* [Task to carry out] Reproduce every entry below precisely; do not include the pictures.

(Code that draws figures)
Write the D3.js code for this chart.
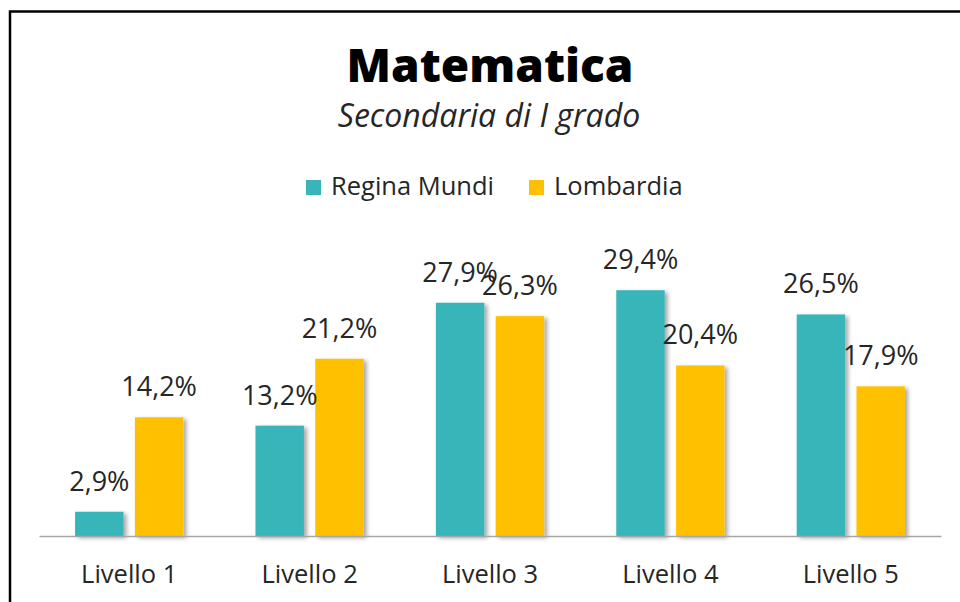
<!DOCTYPE html>
<html>
<head>
<meta charset="utf-8">
<script src="https://cdn.jsdelivr.net/npm/d3@7"></script>
<style>
  body { margin: 0; background: #fff; overflow: hidden; }
  svg { display: block; }
  text { font-family: "Open Sans", Lato, sans-serif; fill: #262626; }
</style>
</head>
<body>
<div id="chart"></div>
<script>
// data
const categories = ['Livello 1', 'Livello 2', 'Livello 3', 'Livello 4', 'Livello 5'];
const seriesNames = ['Regina Mundi', 'Lombardia'];
const reginaMundi = [2.9, 13.2, 27.9, 29.4, 26.5];
const lombardia = [14.2, 21.2, 26.3, 20.4, 17.9];
const colors = ['#37B5B8', '#FFC000'];

const width = 960, height = 602;

const svg = d3.select('#chart').append('svg')
    .attr('width', width)
    .attr('height', height);

// drop shadow for the bars
const defs = svg.append('defs');
defs.append('filter')
    .attr('id', 'shadow')
    .attr('x', '-20%').attr('y', '-20%')
    .attr('width', '150%').attr('height', '150%')
    .append('feDropShadow')
    .attr('dx', 3).attr('dy', 2)
    .attr('stdDeviation', 2)
    .attr('flood-color', '#000')
    .attr('flood-opacity', 0.35);

// frame: only the left and top edge show in the crop
svg.append('path')
    .attr('d', 'M10,602 V11.5 H960')
    .attr('fill', 'none')
    .attr('stroke', '#000')
    .attr('stroke-width', 2.5);

// title + subtitle
svg.append('text')
    .attr('x', 490).attr('y', 82)
    .attr('text-anchor', 'middle')
    .style('font-size', '46px')
    .style('font-weight', 800)
    .style('fill', '#000')
    .text('Matematica');

svg.append('text')
    .attr('x', 489).attr('y', 127)
    .attr('text-anchor', 'middle')
    .style('font-size', '32px')
    .style('font-style', 'italic')
    .text('Secondaria di I grado');

// legend
const legendX = [306, 529];
seriesNames.forEach((name, i) => {
    svg.append('rect')
        .attr('x', legendX[i]).attr('y', 180)
        .attr('width', 15).attr('height', 15)
        .attr('fill', colors[i]);
    svg.append('text')
        .attr('x', legendX[i] + 25).attr('y', 195)
        .style('font-size', '25.5px')
        .text(name);
});

// scales
const x0 = d3.scaleBand()
    .domain(categories)
    .range([39, 941])
    .paddingInner(0.4)
    .paddingOuter(0.2);

const x1 = d3.scaleBand()
    .domain(seriesNames)
    .range([0, x0.bandwidth()])
    .paddingInner(0.19);

const y = d3.scaleLinear()
    .domain([0, 35])
    .range([536, 536 - 35 * 8.36]);

const rows = categories.map((c, i) => ({
    cat: c,
    values: [
        { key: seriesNames[0], value: reginaMundi[i], color: colors[0] },
        { key: seriesNames[1], value: lombardia[i], color: colors[1] }
    ]
}));

const groups = svg.append('g')
    .selectAll('g')
    .data(rows)
    .join('g')
    .attr('transform', d => `translate(${x0(d.cat)},0)`);

groups.selectAll('rect')
    .data(d => d.values)
    .join('rect')
    .attr('x', d => x1(d.key))
    .attr('y', d => y(d.value))
    .attr('width', x1.bandwidth())
    .attr('height', d => y(0) - y(d.value))
    .attr('fill', d => d.color)
    .attr('filter', 'url(#shadow)');

groups.selectAll('text.val')
    .data(d => d.values)
    .join('text')
    .attr('class', 'val')
    .attr('x', d => x1(d.key) + x1.bandwidth() / 2)
    .attr('y', d => y(d.value) - 21)
    .attr('text-anchor', 'middle')
    .style('font-size', '27px')
    .text(d => d3.format('.1f')(d.value).replace('.', ',') + '%');

// category axis
const xAxis = svg.append('g')
    .attr('transform', `translate(0,${y(0)})`)
    .call(d3.axisBottom(x0).tickSize(0).tickPadding(29));

xAxis.select('.domain')
    .attr('stroke', '#a6a6a6')
    .attr('stroke-width', 1.5);

xAxis.selectAll('text')
    .style('font-size', '25.5px')
    .style('font-family', '"Open Sans", Lato, sans-serif')
    .attr('fill', '#262626');
</script>
</body>
</html>
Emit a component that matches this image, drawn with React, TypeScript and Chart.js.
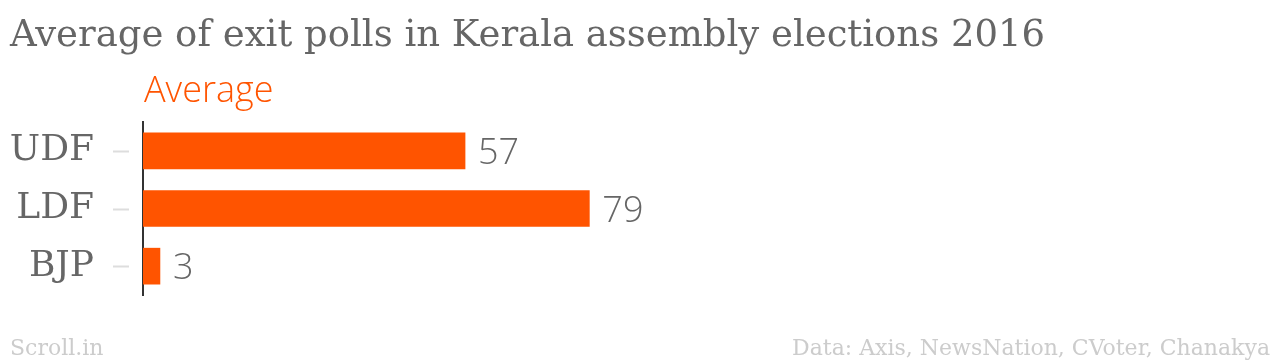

* [Output]
Write the D3.js code for this chart.
<!DOCTYPE html>
<html>
<head>
<meta charset="utf-8">
<script src="https://cdn.jsdelivr.net/npm/d3@7"></script>
<style>
  body { margin: 0; background: #fff; overflow: hidden; }
  svg { display: block; }
  text { font-family: "Open Sans", Lato, sans-serif; fill: #262626; }
</style>
</head>
<body>
<div id="chart"></div>
<script>
// data
const categories = ['Livello 1', 'Livello 2', 'Livello 3', 'Livello 4', 'Livello 5'];
const seriesNames = ['Regina Mundi', 'Lombardia'];
const reginaMundi = [2.9, 13.2, 27.9, 29.4, 26.5];
const lombardia = [14.2, 21.2, 26.3, 20.4, 17.9];
const colors = ['#37B5B8', '#FFC000'];

const width = 960, height = 602;

const svg = d3.select('#chart').append('svg')
    .attr('width', width)
    .attr('height', height);

// drop shadow for the bars
const defs = svg.append('defs');
defs.append('filter')
    .attr('id', 'shadow')
    .attr('x', '-20%').attr('y', '-20%')
    .attr('width', '150%').attr('height', '150%')
    .append('feDropShadow')
    .attr('dx', 3).attr('dy', 2)
    .attr('stdDeviation', 2)
    .attr('flood-color', '#000')
    .attr('flood-opacity', 0.35);

// frame: only the left and top edge show in the crop
svg.append('path')
    .attr('d', 'M10,602 V11.5 H960')
    .attr('fill', 'none')
    .attr('stroke', '#000')
    .attr('stroke-width', 2.5);

// title + subtitle
svg.append('text')
    .attr('x', 490).attr('y', 82)
    .attr('text-anchor', 'middle')
    .style('font-size', '46px')
    .style('font-weight', 800)
    .style('fill', '#000')
    .text('Matematica');

svg.append('text')
    .attr('x', 489).attr('y', 127)
    .attr('text-anchor', 'middle')
    .style('font-size', '32px')
    .style('font-style', 'italic')
    .text('Secondaria di I grado');

// legend
const legendX = [306, 529];
seriesNames.forEach((name, i) => {
    svg.append('rect')
        .attr('x', legendX[i]).attr('y', 180)
        .attr('width', 15).attr('height', 15)
        .attr('fill', colors[i]);
    svg.append('text')
        .attr('x', legendX[i] + 25).attr('y', 195)
        .style('font-size', '25.5px')
        .text(name);
});

// scales
const x0 = d3.scaleBand()
    .domain(categories)
    .range([39, 941])
    .paddingInner(0.4)
    .paddingOuter(0.2);

const x1 = d3.scaleBand()
    .domain(seriesNames)
    .range([0, x0.bandwidth()])
    .paddingInner(0.19);

const y = d3.scaleLinear()
    .domain([0, 35])
    .range([536, 536 - 35 * 8.36]);

const rows = categories.map((c, i) => ({
    cat: c,
    values: [
        { key: seriesNames[0], value: reginaMundi[i], color: colors[0] },
        { key: seriesNames[1], value: lombardia[i], color: colors[1] }
    ]
}));

const groups = svg.append('g')
    .selectAll('g')
    .data(rows)
    .join('g')
    .attr('transform', d => `translate(${x0(d.cat)},0)`);

groups.selectAll('rect')
    .data(d => d.values)
    .join('rect')
    .attr('x', d => x1(d.key))
    .attr('y', d => y(d.value))
    .attr('width', x1.bandwidth())
    .attr('height', d => y(0) - y(d.value))
    .attr('fill', d => d.color)
    .attr('filter', 'url(#shadow)');

groups.selectAll('text.val')
    .data(d => d.values)
    .join('text')
    .attr('class', 'val')
    .attr('x', d => x1(d.key) + x1.bandwidth() / 2)
    .attr('y', d => y(d.value) - 21)
    .attr('text-anchor', 'middle')
    .style('font-size', '27px')
    .text(d => d3.format('.1f')(d.value).replace('.', ',') + '%');

// category axis
const xAxis = svg.append('g')
    .attr('transform', `translate(0,${y(0)})`)
    .call(d3.axisBottom(x0).tickSize(0).tickPadding(29));

xAxis.select('.domain')
    .attr('stroke', '#a6a6a6')
    .attr('stroke-width', 1.5);

xAxis.selectAll('text')
    .style('font-size', '25.5px')
    .style('font-family', '"Open Sans", Lato, sans-serif')
    .attr('fill', '#262626');
</script>
</body>
</html>
Emit a component that matches this image, drawn with React, TypeScript and Chart.js.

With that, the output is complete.